La priorité immédiate au niveau européen est de s’assurer que la durée de garantie légale de conformité ne soit pas harmonisée à 2 ans maximum dans tous les États membres. Il serait plus performant que les États membres demeurent libres d’aller au-delà de 2 ans de garantie.

La réparation, grande absente de la Feuille de route

Pour plus d’efficacité, l’association HOP invite l’Etat à prendre des mesures fiscales pour rendre la réparation plus attractive que l’achat d’un produit neuf :

  • Un crédit d’impôt,
  • Une TVA réduite sur les objets d’occasion, sur les services de réparation (cf. Suède) ou sur les produits garantis par le constructeur au moins 5 ans afin de pallier le manque à gagner pour l’industriel, selon des critères de garantie listés et réglementés.
  • La mise en place d’écochèques (pour la réparation, l’achat de produits de seconde main…)
  • L’interdiction aux fabricants de verrouiller la réparation et la rendre impossible pour les réparateurs indépendants.

Le deuxième axe est de favoriser une économie de la fonctionnalité où la valeur d’un bien réside dans son usage et non plus dans sa propriété (vélos en libre-service, pneus vendus au kilomètre plutôt qu’au volume, …). Cette économie a le potentiel d’encourager les fabricants à faire des efforts d’éco-conception. Responsables d’un service, voire de biens qui peuvent être loués, les fabricants ont tout intérêt à maximiser la durabilité des biens pour éviter de les remplacer.

L’obsolescence logicielle négligée par la Feuille de route

Plusieurs stratégies visent à raccourcir la durée de vie d’un logiciel : incompatibilité de format avec de nouveaux fichiers, durée limitée du support technique, …

Ces enjeux sont croissants à l’heure où les appareils sont de plus en plus interconnectés, voire interdépendants pour certains. L’association HOP demande ainsi la réversibilité des mises à jour (c’est-à-dire la possibilité de revenir à une version précédente, mieux supportée par un appareil par exemple), ainsi que la dissociation des mises à jour de confort et de sécurité pour limiter cette obsolescence.

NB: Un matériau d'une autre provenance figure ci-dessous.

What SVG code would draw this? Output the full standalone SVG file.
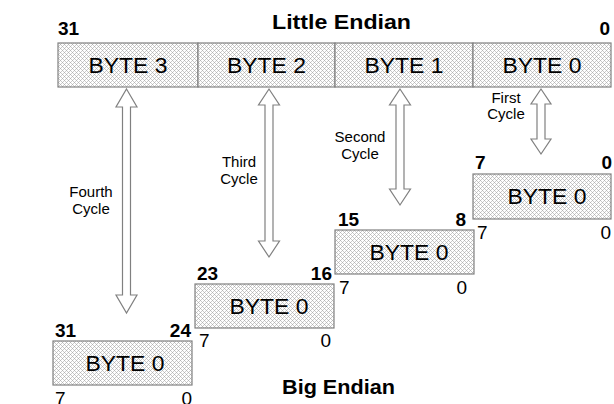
<svg xmlns="http://www.w3.org/2000/svg" width="614" height="404" viewBox="0 0 614 404">
<defs>
<pattern id="dots" width="4" height="4" patternUnits="userSpaceOnUse">
<rect width="4" height="4" fill="#ffffff"/>
<rect x="0" y="0" width="1" height="1" fill="#b4b4b4"/>
<rect x="1" y="1" width="1" height="1" fill="#cccccc"/>
<rect x="2" y="2" width="1" height="1" fill="#b4b4b4"/>
<rect x="3" y="3" width="1" height="1" fill="#cccccc"/>
<rect x="3" y="1" width="1" height="1" fill="#cccccc"/>
<rect x="1" y="3" width="1" height="1" fill="#cccccc"/>
</pattern>
</defs>
<style>
.cell{fill:url(#dots);stroke:#808080;stroke-width:1.2}
.byte{font-family:"Liberation Sans",Arial,sans-serif;font-size:22px;fill:#000;text-anchor:middle}
.num{font-family:"Liberation Sans",Arial,sans-serif;font-size:19px;font-weight:bold;fill:#000}
.bit{font-family:"Liberation Sans",Arial,sans-serif;font-size:19px;fill:#000}
.title{font-family:"Liberation Sans",Arial,sans-serif;font-size:21px;font-weight:bold;fill:#000}
.cyc{font-family:"Liberation Sans",Arial,sans-serif;font-size:15px;fill:#000;text-anchor:middle}
.arr{fill:#fff;stroke:#808080;stroke-width:1.2}
.end{text-anchor:end}
</style>
<rect width="614" height="404" fill="#fff"/>

<g id="little-endian">
<text class="title" x="272" y="29" textLength="139" lengthAdjust="spacingAndGlyphs">Little Endian</text>
<text class="num" x="58" y="35">31</text>
<text class="num end" x="610" y="35">0</text>
<g id="le-byte3"><rect class="cell" x="58" y="43" width="140" height="44"/><text class="byte" x="128" y="73" textLength="79" lengthAdjust="spacingAndGlyphs">BYTE 3</text></g>
<g id="le-byte2"><rect class="cell" x="198" y="43" width="137" height="44"/><text class="byte" x="266.5" y="73" textLength="79" lengthAdjust="spacingAndGlyphs">BYTE 2</text></g>
<g id="le-byte1"><rect class="cell" x="335" y="43" width="138" height="44"/><text class="byte" x="404" y="73" textLength="79" lengthAdjust="spacingAndGlyphs">BYTE 1</text></g>
<g id="le-byte0"><rect class="cell" x="473" y="43" width="138" height="44"/><text class="byte" x="542" y="73" textLength="79" lengthAdjust="spacingAndGlyphs">BYTE 0</text></g>
</g>

<g id="be-box-7-0">
<text class="num" x="475" y="169">7</text>
<text class="num end" x="612" y="169">0</text>
<rect class="cell" x="473" y="174" width="138" height="45"/>
<text class="byte" x="547" y="204" textLength="79" lengthAdjust="spacingAndGlyphs">BYTE 0</text>
<text class="bit" x="477" y="239">7</text>
<text class="bit end" x="611" y="239">0</text>
</g>

<g id="be-box-15-8">
<text class="num" x="338" y="226">15</text>
<text class="num end" x="466" y="226">8</text>
<rect class="cell" x="335" y="230" width="139" height="44"/>
<text class="byte" x="409" y="260" textLength="79" lengthAdjust="spacingAndGlyphs">BYTE 0</text>
<text class="bit" x="339" y="294">7</text>
<text class="bit end" x="467" y="294">0</text>
</g>

<g id="be-box-23-16">
<text class="num" x="197" y="280">23</text>
<text class="num end" x="332" y="280">16</text>
<rect class="cell" x="195" y="284" width="139" height="44"/>
<text class="byte" x="269" y="314" textLength="79" lengthAdjust="spacingAndGlyphs">BYTE 0</text>
<text class="bit" x="199" y="347">7</text>
<text class="bit end" x="331" y="347">0</text>
</g>

<g id="be-box-31-24">
<text class="num" x="55" y="337">31</text>
<text class="num end" x="191" y="337">24</text>
<rect class="cell" x="53" y="341" width="139" height="44"/>
<text class="byte" x="125" y="371" textLength="79" lengthAdjust="spacingAndGlyphs">BYTE 0</text>
<text class="bit" x="55" y="405">7</text>
<text class="bit end" x="192" y="405">0</text>
</g>

<g id="big-endian-label">
<text class="title" x="282" y="394" textLength="113" lengthAdjust="spacingAndGlyphs">Big Endian</text>
</g>

<g id="connectors">
<polygon class="arr" points="126.5,89 137,107 130.5,107 130.5,295 137,295 126.5,313 116,295 122.5,295 122.5,107 116,107"/>
<polygon class="arr" points="269,89 279.5,105 273,105 273,241 279.5,241 269,257 258.5,241 265,241 265,105 258.5,105"/>
<polygon class="arr" points="400,89 410.5,105 404,105 404,189 410.5,189 400,205 389.5,189 396,189 396,105 389.5,105"/>
<polygon class="arr" points="541,89 551,104 545,104 545,139 551,139 541,154 531,139 537,139 537,104 531,104"/>
<text class="cyc" x="91" y="197">Fourth</text>
<text class="cyc" x="91" y="214">Cycle</text>
<text class="cyc" x="239" y="167">Third</text>
<text class="cyc" x="239" y="184">Cycle</text>
<text class="cyc" x="360" y="142">Second</text>
<text class="cyc" x="360" y="159">Cycle</text>
<text class="cyc" x="506" y="103">First</text>
<text class="cyc" x="506" y="119">Cycle</text>
</g>
</svg>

Certains groupes en France ont déjà compris que le monde ne pouvait pas produire toujours plus de déchets. Entre l’obsolescence programmée sur des appareils en parfait état de forme et les mises à jour impossibles sur les téléphones mobiles et les ordinateurs, les montagnes de déchets finissent en grande partie dans les décharges de pays en voie de développement.

Même si certains lobbies industriels font tout pour que rien ne change, d’autres ont fait le pari inverse. C’est le cas de groupe français SEB, leader mondial du petit électroménager, qui est à la pointe de la lutte contre l’obsolescence programmée depuis une dizaine d’années.

Aujourd’hui, le groupe SEB peut annoncer fièrement que 97% de ses produits sont réparables (70% en 2012) avec des produits de plus en plus faciles à démonter et à remonter :

  • SEB stocke 5,7 millions de pièces de rechange sur 40.000 références).
  • Plus de 500 000 produits réparés chaque année en France.
  • 6500 réparateurs agréés dans le monde par le fabricant.

Du côté, services ou innovations technologiques, le groupe innove également :

  • Introduction de l’impression 3D pour les réparations.
  • Pour le produit phase « Le Companion » (robot connecté), le réparateur agréé vient chez le client chercher l’appareil et lui ramène deux semaines plus tard.
  • Location de certains appareils culinaires que l’on utilise peu. Ils sont nettoyés, vérifiés, réparés après chaque location.
  • Engagement avec WWF sur la réduction des gaz à effet de serre.
  • Association avec Envie (réseau de l’économie solidaire) pour la réparation et l‘intégration de matières recyclées (générateurs de vapeur pour fer à repasser dont le boîtier est conçu avec du plastique recyclé).